Exercise objective:
Using the records below, locate all lines containing "diagram" and return them.

Dataset:

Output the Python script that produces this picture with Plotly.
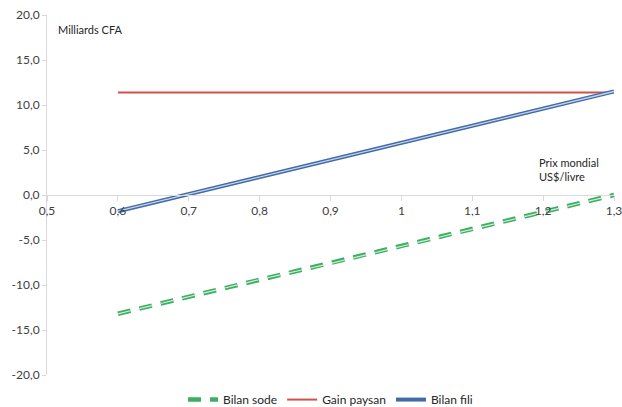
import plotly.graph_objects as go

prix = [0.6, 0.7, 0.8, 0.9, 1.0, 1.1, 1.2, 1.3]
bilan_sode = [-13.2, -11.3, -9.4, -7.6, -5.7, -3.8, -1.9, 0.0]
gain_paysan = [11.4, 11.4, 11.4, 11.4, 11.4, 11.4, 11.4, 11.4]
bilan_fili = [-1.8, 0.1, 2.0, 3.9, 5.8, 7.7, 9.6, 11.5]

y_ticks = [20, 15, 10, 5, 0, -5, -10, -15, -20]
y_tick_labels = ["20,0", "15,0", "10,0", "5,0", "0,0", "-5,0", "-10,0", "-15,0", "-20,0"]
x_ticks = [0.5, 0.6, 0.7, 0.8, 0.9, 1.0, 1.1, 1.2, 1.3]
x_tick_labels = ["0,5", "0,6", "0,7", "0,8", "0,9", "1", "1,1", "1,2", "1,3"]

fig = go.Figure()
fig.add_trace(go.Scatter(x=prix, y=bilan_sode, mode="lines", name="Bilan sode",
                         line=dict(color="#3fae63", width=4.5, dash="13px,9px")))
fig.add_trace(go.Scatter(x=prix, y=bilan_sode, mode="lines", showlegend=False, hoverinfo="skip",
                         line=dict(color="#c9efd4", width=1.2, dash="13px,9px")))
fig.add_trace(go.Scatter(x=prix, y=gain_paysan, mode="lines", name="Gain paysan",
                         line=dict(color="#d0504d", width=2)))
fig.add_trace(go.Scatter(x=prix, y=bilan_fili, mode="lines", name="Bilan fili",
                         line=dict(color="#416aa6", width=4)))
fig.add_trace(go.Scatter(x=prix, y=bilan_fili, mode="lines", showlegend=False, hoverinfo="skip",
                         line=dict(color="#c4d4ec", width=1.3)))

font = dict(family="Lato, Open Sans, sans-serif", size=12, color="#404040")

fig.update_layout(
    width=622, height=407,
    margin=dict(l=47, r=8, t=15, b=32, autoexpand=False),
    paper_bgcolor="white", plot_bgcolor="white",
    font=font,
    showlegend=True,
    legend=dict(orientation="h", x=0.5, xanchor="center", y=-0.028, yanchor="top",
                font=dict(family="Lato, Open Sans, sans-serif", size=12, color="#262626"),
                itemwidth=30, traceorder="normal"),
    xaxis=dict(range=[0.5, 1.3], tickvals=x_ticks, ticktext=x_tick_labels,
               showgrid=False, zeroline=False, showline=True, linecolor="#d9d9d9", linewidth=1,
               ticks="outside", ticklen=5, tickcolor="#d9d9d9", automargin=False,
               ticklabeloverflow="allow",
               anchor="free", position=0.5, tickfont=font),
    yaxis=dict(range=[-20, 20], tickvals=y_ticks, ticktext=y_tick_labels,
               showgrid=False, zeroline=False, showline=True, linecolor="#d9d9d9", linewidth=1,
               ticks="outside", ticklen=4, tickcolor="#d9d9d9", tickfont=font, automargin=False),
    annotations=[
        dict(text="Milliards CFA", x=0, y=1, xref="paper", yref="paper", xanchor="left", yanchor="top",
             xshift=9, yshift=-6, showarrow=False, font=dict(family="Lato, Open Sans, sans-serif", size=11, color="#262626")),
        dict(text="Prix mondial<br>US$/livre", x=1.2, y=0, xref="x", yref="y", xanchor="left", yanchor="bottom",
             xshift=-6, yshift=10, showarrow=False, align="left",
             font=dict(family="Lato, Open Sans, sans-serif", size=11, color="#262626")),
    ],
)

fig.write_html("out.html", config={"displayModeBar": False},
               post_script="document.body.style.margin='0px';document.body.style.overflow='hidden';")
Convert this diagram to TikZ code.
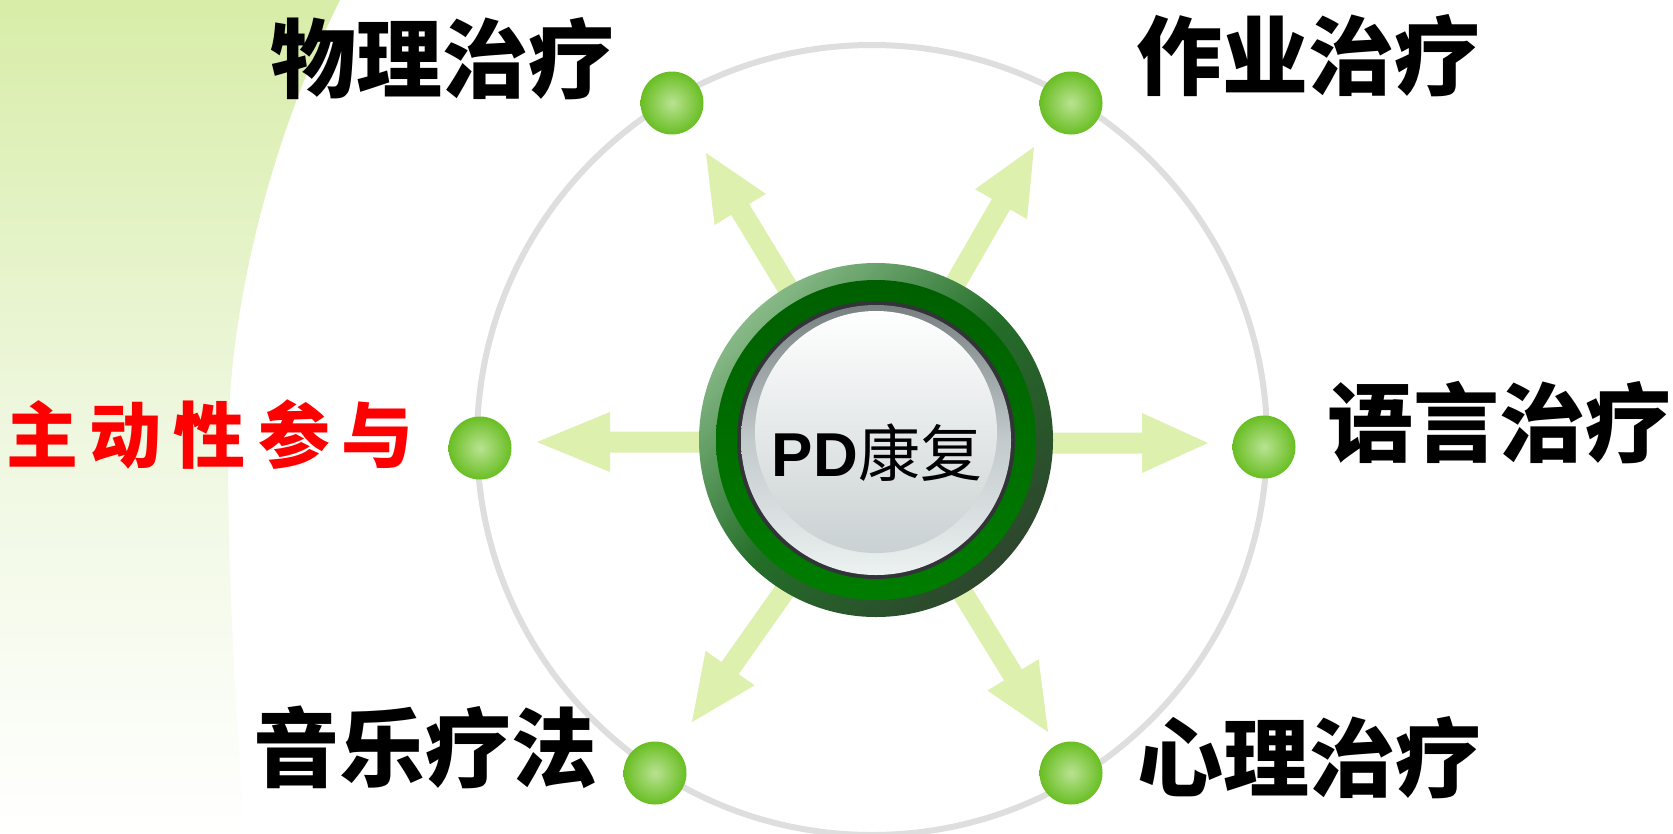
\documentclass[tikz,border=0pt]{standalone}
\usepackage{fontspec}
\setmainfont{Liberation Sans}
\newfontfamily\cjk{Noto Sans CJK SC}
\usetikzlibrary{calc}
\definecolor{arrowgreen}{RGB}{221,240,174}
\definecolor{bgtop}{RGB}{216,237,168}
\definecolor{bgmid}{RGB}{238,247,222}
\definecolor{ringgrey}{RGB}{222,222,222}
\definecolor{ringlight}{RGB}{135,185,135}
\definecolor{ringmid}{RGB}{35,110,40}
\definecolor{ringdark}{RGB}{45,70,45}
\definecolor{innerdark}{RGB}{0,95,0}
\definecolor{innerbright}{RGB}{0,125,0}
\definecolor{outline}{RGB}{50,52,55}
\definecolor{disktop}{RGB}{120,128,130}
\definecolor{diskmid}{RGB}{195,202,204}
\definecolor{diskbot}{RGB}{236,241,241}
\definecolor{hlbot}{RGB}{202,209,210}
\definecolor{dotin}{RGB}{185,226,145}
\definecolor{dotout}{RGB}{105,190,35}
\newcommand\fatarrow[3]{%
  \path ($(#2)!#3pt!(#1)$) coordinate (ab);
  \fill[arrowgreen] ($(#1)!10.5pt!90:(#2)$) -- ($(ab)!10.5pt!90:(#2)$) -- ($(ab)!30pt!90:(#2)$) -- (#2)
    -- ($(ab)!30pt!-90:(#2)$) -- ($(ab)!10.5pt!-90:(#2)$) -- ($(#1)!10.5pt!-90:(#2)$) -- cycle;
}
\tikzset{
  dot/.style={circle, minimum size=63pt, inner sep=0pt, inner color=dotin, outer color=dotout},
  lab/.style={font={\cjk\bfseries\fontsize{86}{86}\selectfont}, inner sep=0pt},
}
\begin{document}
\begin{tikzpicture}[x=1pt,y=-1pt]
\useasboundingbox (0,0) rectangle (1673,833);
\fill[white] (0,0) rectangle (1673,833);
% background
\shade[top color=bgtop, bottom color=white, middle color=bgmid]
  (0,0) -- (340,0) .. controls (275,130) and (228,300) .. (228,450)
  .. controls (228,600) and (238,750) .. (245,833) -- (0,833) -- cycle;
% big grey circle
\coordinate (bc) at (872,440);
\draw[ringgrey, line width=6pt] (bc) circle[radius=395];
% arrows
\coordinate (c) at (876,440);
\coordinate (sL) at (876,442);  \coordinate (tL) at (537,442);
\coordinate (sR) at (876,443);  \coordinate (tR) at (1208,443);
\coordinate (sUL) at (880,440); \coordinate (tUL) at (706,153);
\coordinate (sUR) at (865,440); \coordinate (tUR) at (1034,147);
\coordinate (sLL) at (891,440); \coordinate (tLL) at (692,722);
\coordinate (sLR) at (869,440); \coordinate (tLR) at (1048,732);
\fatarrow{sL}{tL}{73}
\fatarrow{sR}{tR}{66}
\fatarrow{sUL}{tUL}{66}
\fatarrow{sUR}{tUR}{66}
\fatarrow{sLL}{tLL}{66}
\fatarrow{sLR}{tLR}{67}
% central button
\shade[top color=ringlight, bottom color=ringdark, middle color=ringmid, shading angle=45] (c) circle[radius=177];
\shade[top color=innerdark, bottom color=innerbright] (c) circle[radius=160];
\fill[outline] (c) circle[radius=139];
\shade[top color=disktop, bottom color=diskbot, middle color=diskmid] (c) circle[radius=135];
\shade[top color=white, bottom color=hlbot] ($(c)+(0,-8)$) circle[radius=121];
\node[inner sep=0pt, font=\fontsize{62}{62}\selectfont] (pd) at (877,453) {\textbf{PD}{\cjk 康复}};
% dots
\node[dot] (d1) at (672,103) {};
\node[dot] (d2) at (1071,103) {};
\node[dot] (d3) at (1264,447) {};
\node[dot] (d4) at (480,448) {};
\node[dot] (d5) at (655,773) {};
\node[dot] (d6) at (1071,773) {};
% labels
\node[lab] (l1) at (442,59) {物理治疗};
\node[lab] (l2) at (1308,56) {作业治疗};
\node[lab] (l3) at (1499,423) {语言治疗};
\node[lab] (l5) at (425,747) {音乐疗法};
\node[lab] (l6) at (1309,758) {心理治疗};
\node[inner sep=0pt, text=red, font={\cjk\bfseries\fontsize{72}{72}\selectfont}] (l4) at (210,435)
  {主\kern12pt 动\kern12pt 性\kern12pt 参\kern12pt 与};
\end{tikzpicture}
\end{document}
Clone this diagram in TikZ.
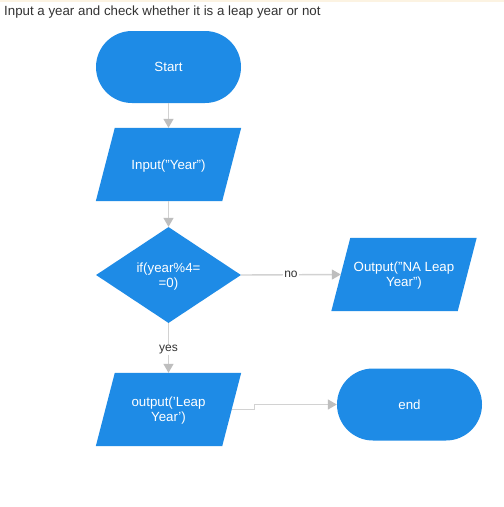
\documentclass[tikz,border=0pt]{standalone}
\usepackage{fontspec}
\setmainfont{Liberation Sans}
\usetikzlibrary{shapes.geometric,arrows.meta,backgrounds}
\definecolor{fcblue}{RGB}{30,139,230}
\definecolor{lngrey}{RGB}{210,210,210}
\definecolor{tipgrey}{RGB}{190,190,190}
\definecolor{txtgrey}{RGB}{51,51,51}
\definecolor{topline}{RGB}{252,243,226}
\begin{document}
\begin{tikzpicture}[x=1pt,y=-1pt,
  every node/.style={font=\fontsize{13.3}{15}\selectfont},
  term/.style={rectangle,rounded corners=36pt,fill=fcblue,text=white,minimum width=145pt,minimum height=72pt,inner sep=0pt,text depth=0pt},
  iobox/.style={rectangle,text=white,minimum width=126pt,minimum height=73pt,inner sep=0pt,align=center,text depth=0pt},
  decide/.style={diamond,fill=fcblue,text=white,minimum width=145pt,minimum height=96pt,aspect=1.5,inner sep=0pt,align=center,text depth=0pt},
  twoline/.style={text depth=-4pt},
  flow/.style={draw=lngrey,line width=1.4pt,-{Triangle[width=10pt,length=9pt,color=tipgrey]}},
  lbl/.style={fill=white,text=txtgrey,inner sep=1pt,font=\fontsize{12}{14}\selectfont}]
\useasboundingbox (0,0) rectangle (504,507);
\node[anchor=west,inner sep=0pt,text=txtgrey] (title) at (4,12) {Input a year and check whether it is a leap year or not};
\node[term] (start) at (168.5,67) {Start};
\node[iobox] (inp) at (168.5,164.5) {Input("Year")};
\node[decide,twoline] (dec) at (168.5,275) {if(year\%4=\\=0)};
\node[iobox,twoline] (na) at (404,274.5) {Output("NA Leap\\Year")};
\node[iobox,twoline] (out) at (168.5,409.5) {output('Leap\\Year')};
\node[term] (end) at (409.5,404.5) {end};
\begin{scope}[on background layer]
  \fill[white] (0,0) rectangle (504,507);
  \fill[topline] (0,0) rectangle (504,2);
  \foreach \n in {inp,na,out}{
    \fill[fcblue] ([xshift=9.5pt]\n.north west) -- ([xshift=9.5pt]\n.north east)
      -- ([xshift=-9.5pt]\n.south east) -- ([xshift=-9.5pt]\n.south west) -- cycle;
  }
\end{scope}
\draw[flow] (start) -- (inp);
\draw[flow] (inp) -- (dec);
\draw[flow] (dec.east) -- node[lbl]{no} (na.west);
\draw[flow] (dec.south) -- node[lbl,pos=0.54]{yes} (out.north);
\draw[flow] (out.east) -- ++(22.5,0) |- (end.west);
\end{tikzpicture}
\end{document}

Result below:
Convert this diagram to TikZ code.
Clone this diagram in TikZ.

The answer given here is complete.